● The problem
Below is a listing; write it out exactly and drop any images from it.

── Dataset extract ──

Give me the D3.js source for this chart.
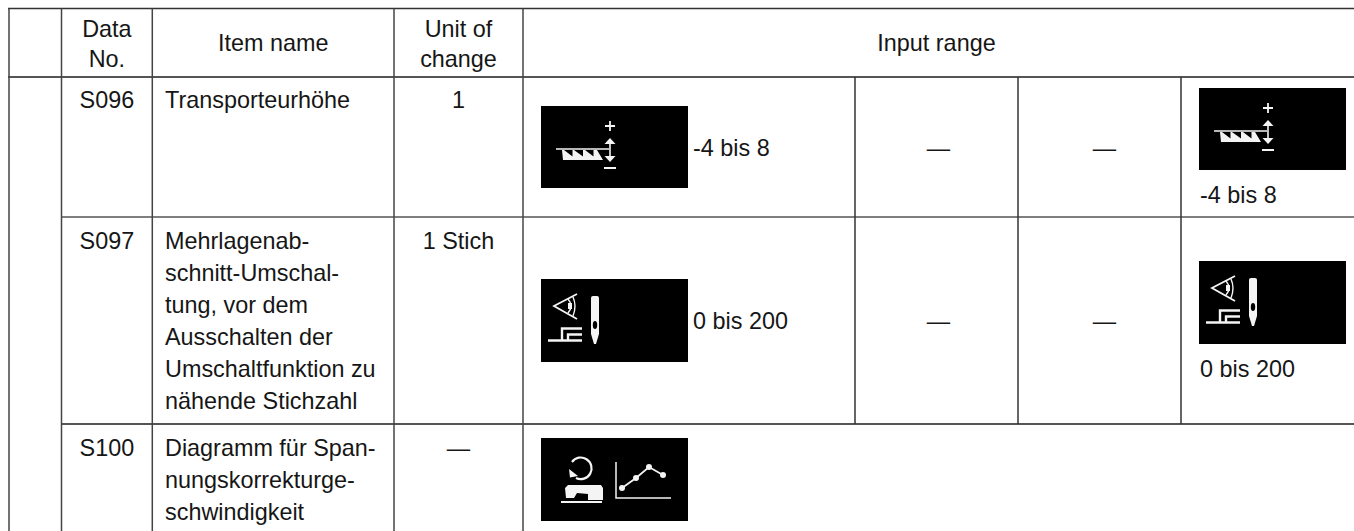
<!DOCTYPE html>
<html><head><meta charset="utf-8">
<style>html,body{margin:0;padding:0;background:#fff}svg{display:block}
text{font-family:"Liberation Sans",Arial,sans-serif;fill:#161616}</style>
<script src="https://cdn.jsdelivr.net/npm/d3@7/dist/d3.min.js"></script>
</head><body><script>
const columns = ["margin","no","item","unit","r1","r2","r3","r4"];
const headerDataNo = ["Data","No."];
const headerItem = ["Item name"];
const headerUnit = ["Unit of","change"];
const headerRange = ["Input range"];
const rowKeys = ["S096","S097","S100"];
const itemNames = [["Transporteurhöhe"],
  ["Mehrlagenab-","schnitt-Umschal-","tung, vor dem","Ausschalten der","Umschaltfunktion zu","nähende Stichzahl"],
  ["Diagramm für Span-","nungskorrekturge-","schwindigkeit"]];
const units = ["1","1 Stich","—"];
const rangeLabels = ["-4 bis 8","0 bis 200",""];
const rangeDash = ["—","—",""];
const iconNames = ["feed","needle","graph"];

const W=1354,H=531;
const svg=d3.select("body").append("svg").attr("width",W).attr("height",H);
const colX=d3.scaleOrdinal().domain(columns.concat("end")).range([9,61.5,152.3,394,523,855,1018,1181,1354]);
const rowY=d3.scaleOrdinal().domain(["top","head"].concat(rowKeys)).range([8.5,77,217,424,531]);
const FS=23.4, LH=32;

// ---- grid
const grid=svg.append("g").attr("fill","none");
const hl=(x1,x2,y,w,c)=>grid.append("line").attr("x1",x1).attr("x2",x2).attr("y1",y).attr("y2",y).attr("stroke",c).attr("stroke-width",w);
const vl=(x,y1,y2,w,c)=>grid.append("line").attr("x1",x).attr("x2",x).attr("y1",y1).attr("y2",y2).attr("stroke",c).attr("stroke-width",w);
hl(colX("margin")-1,W,rowY("top"),1.5,"#333");
hl(colX("margin")-1,W,rowY("head"),2,"#555");
hl(colX("no"),W,rowY("S096"),1.6,"#555");
hl(colX("no"),W,rowY("S097"),2,"#555");
["margin","no","item","unit","r1"].forEach(c=>vl(colX(c),rowY("top"),H,1.5,"#444"));
["r2","r3","r4"].forEach(c=>vl(colX(c),rowY("head"),rowY("S097"),1.5,"#333"));

// ---- text
function lines(arr,x,y0,anchor,lh=LH){
  svg.append("g").selectAll("text").data(arr).join("text")
    .attr("x",x).attr("y",(d,i)=>y0+i*lh).attr("text-anchor",anchor)
    .attr("font-size",FS).text(d=>d);
}
const mid=(a,b)=>(colX(a)+colX(b))/2;
lines(headerDataNo,mid("no","item"),37,"middle",30);
lines(headerItem,mid("item","unit"),51,"middle");
lines(headerUnit,mid("unit","r1"),37,"middle",30);
lines(headerRange,mid("r1","end")-2,51,"middle");

const rowBase=d3.scaleOrdinal().domain(rowKeys).range([108,249,456]);
const iconLeft=d3.scaleOrdinal().domain(rowKeys).range([541,541,541]);
const iconTop=d3.scaleOrdinal().domain(rowKeys).range([106,279,438]);
const iconRightTop=d3.scaleOrdinal().domain(rowKeys).range([88,261,null]);
const labelBase=d3.scaleOrdinal().domain(rowKeys).range([156,329,null]);
const labelRightBase=d3.scaleOrdinal().domain(rowKeys).range([203,377,null]);

rowKeys.forEach((k,i)=>{
  lines([k],mid("no","item"),rowBase(k),"middle");
  lines(itemNames[i],165,rowBase(k),"start");
  lines([units[i]],mid("unit","r1"),rowBase(k),"middle");
  drawIcon(iconNames[i],iconLeft(k),iconTop(k));
  if(rangeLabels[i]){
    lines([rangeLabels[i]],693,labelBase(k),"start");
    lines([rangeDash[i]],mid("r2","r3")+2,labelBase(k),"middle");
    lines([rangeDash[i]],mid("r3","r4")+5,labelBase(k),"middle");
    drawIcon(iconNames[i],1199,iconRightTop(k));
    lines([rangeLabels[i]],1200,labelRightBase(k),"start");
  }
});

function drawIcon(name,x,y){
  const g=svg.append("g").attr("transform",`translate(${x},${y})`);
  g.append("rect").attr("width",147).attr("height",name==="feed"?82:83).attr("fill","#000");
  const S=(d,w=1.8)=>g.append("path").attr("d",d).attr("fill","none").attr("stroke","#f4f4f4").attr("stroke-width",w);
  const F=(d,c="#f4f4f4")=>g.append("path").attr("d",d).attr("fill",c);
  if(name==="feed"){
    S("M64,20H74M69,15V25"); S("M63,62H75",2);
    S("M15,43H68",1.5); S("M69,36V52",1.6);
    F("M69,32L74.5,38H63.5Z"); F("M69,56L74.5,50H63.5Z");
    F("M21,44H56L62,54H22Z");
    F("M23,44H31.5L31.5,50.5Z","#000"); F("M33,44H42L42,50.5Z","#000"); F("M44,44H52.5L52.5,50.5Z","#000");
  } else if(name==="needle"){
    S("M36,15L13,27L36,40",1.8);
    S("M27,20Q33,27 27,34",1.4); S("M32,18Q36,27 32,37",1.4);
    F("M27,24h4v6h-4z");
    F("M50,19Q50,17 52,17H56Q58,17 58,19V55L55,65H53L50,55Z");
    g.append("ellipse").attr("cx",54).attr("cy",46).attr("rx",2.2).attr("ry",4).attr("fill","#000");
    S("M7,61.5H41",2.4); S("M21,61V49.5H41",2.4); S("M27,61V55.5H41",2.4);
  } else {
    S("M31,24A10.8,10.8 0 1 1 35,40",2.2);
    F("M28,31L29,39.5L37,38Z");
    F("M27,47H60L62,50V62H47V56L36,55L33,60H25L24,50Z");
    S("M20,64H61",2);
    S("M75,24V60H130",1.5);
    S("M81,50L95,40L108,29L122,37",1.8);
    [[81,50],[95,40],[108,29],[122,37]].forEach(p=>g.append("circle").attr("cx",p[0]).attr("cy",p[1]).attr("r",3).attr("fill","#f4f4f4"));
  }
}
</script></body></html>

───

● Output of the task
Give me the D3.js source for this chart.
<!DOCTYPE html>
<html><head><meta charset="utf-8">
<style>html,body{margin:0;padding:0;background:#fff}svg{display:block}
text{font-family:"Liberation Sans",Arial,sans-serif;fill:#161616}</style>
<script src="https://cdn.jsdelivr.net/npm/d3@7/dist/d3.min.js"></script>
</head><body><script>
const columns = ["margin","no","item","unit","r1","r2","r3","r4"];
const headerDataNo = ["Data","No."];
const headerItem = ["Item name"];
const headerUnit = ["Unit of","change"];
const headerRange = ["Input range"];
const rowKeys = ["S096","S097","S100"];
const itemNames = [["Transporteurhöhe"],
  ["Mehrlagenab-","schnitt-Umschal-","tung, vor dem","Ausschalten der","Umschaltfunktion zu","nähende Stichzahl"],
  ["Diagramm für Span-","nungskorrekturge-","schwindigkeit"]];
const units = ["1","1 Stich","—"];
const rangeLabels = ["-4 bis 8","0 bis 200",""];
const rangeDash = ["—","—",""];
const iconNames = ["feed","needle","graph"];

const W=1354,H=531;
const svg=d3.select("body").append("svg").attr("width",W).attr("height",H);
const colX=d3.scaleOrdinal().domain(columns.concat("end")).range([9,61.5,152.3,394,523,855,1018,1181,1354]);
const rowY=d3.scaleOrdinal().domain(["top","head"].concat(rowKeys)).range([8.5,77,217,424,531]);
const FS=23.4, LH=32;

// ---- grid
const grid=svg.append("g").attr("fill","none");
const hl=(x1,x2,y,w,c)=>grid.append("line").attr("x1",x1).attr("x2",x2).attr("y1",y).attr("y2",y).attr("stroke",c).attr("stroke-width",w);
const vl=(x,y1,y2,w,c)=>grid.append("line").attr("x1",x).attr("x2",x).attr("y1",y1).attr("y2",y2).attr("stroke",c).attr("stroke-width",w);
hl(colX("margin")-1,W,rowY("top"),1.5,"#333");
hl(colX("margin")-1,W,rowY("head"),2,"#555");
hl(colX("no"),W,rowY("S096"),1.6,"#555");
hl(colX("no"),W,rowY("S097"),2,"#555");
["margin","no","item","unit","r1"].forEach(c=>vl(colX(c),rowY("top"),H,1.5,"#444"));
["r2","r3","r4"].forEach(c=>vl(colX(c),rowY("head"),rowY("S097"),1.5,"#333"));

// ---- text
function lines(arr,x,y0,anchor,lh=LH){
  svg.append("g").selectAll("text").data(arr).join("text")
    .attr("x",x).attr("y",(d,i)=>y0+i*lh).attr("text-anchor",anchor)
    .attr("font-size",FS).text(d=>d);
}
const mid=(a,b)=>(colX(a)+colX(b))/2;
lines(headerDataNo,mid("no","item"),37,"middle",30);
lines(headerItem,mid("item","unit"),51,"middle");
lines(headerUnit,mid("unit","r1"),37,"middle",30);
lines(headerRange,mid("r1","end")-2,51,"middle");

const rowBase=d3.scaleOrdinal().domain(rowKeys).range([108,249,456]);
const iconLeft=d3.scaleOrdinal().domain(rowKeys).range([541,541,541]);
const iconTop=d3.scaleOrdinal().domain(rowKeys).range([106,279,438]);
const iconRightTop=d3.scaleOrdinal().domain(rowKeys).range([88,261,null]);
const labelBase=d3.scaleOrdinal().domain(rowKeys).range([156,329,null]);
const labelRightBase=d3.scaleOrdinal().domain(rowKeys).range([203,377,null]);

rowKeys.forEach((k,i)=>{
  lines([k],mid("no","item"),rowBase(k),"middle");
  lines(itemNames[i],165,rowBase(k),"start");
  lines([units[i]],mid("unit","r1"),rowBase(k),"middle");
  drawIcon(iconNames[i],iconLeft(k),iconTop(k));
  if(rangeLabels[i]){
    lines([rangeLabels[i]],693,labelBase(k),"start");
    lines([rangeDash[i]],mid("r2","r3")+2,labelBase(k),"middle");
    lines([rangeDash[i]],mid("r3","r4")+5,labelBase(k),"middle");
    drawIcon(iconNames[i],1199,iconRightTop(k));
    lines([rangeLabels[i]],1200,labelRightBase(k),"start");
  }
});

function drawIcon(name,x,y){
  const g=svg.append("g").attr("transform",`translate(${x},${y})`);
  g.append("rect").attr("width",147).attr("height",name==="feed"?82:83).attr("fill","#000");
  const S=(d,w=1.8)=>g.append("path").attr("d",d).attr("fill","none").attr("stroke","#f4f4f4").attr("stroke-width",w);
  const F=(d,c="#f4f4f4")=>g.append("path").attr("d",d).attr("fill",c);
  if(name==="feed"){
    S("M64,20H74M69,15V25"); S("M63,62H75",2);
    S("M15,43H68",1.5); S("M69,36V52",1.6);
    F("M69,32L74.5,38H63.5Z"); F("M69,56L74.5,50H63.5Z");
    F("M21,44H56L62,54H22Z");
    F("M23,44H31.5L31.5,50.5Z","#000"); F("M33,44H42L42,50.5Z","#000"); F("M44,44H52.5L52.5,50.5Z","#000");
  } else if(name==="needle"){
    S("M36,15L13,27L36,40",1.8);
    S("M27,20Q33,27 27,34",1.4); S("M32,18Q36,27 32,37",1.4);
    F("M27,24h4v6h-4z");
    F("M50,19Q50,17 52,17H56Q58,17 58,19V55L55,65H53L50,55Z");
    g.append("ellipse").attr("cx",54).attr("cy",46).attr("rx",2.2).attr("ry",4).attr("fill","#000");
    S("M7,61.5H41",2.4); S("M21,61V49.5H41",2.4); S("M27,61V55.5H41",2.4);
  } else {
    S("M31,24A10.8,10.8 0 1 1 35,40",2.2);
    F("M28,31L29,39.5L37,38Z");
    F("M27,47H60L62,50V62H47V56L36,55L33,60H25L24,50Z");
    S("M20,64H61",2);
    S("M75,24V60H130",1.5);
    S("M81,50L95,40L108,29L122,37",1.8);
    [[81,50],[95,40],[108,29],[122,37]].forEach(p=>g.append("circle").attr("cx",p[0]).attr("cy",p[1]).attr("r",3).attr("fill","#f4f4f4"));
  }
}
</script></body></html>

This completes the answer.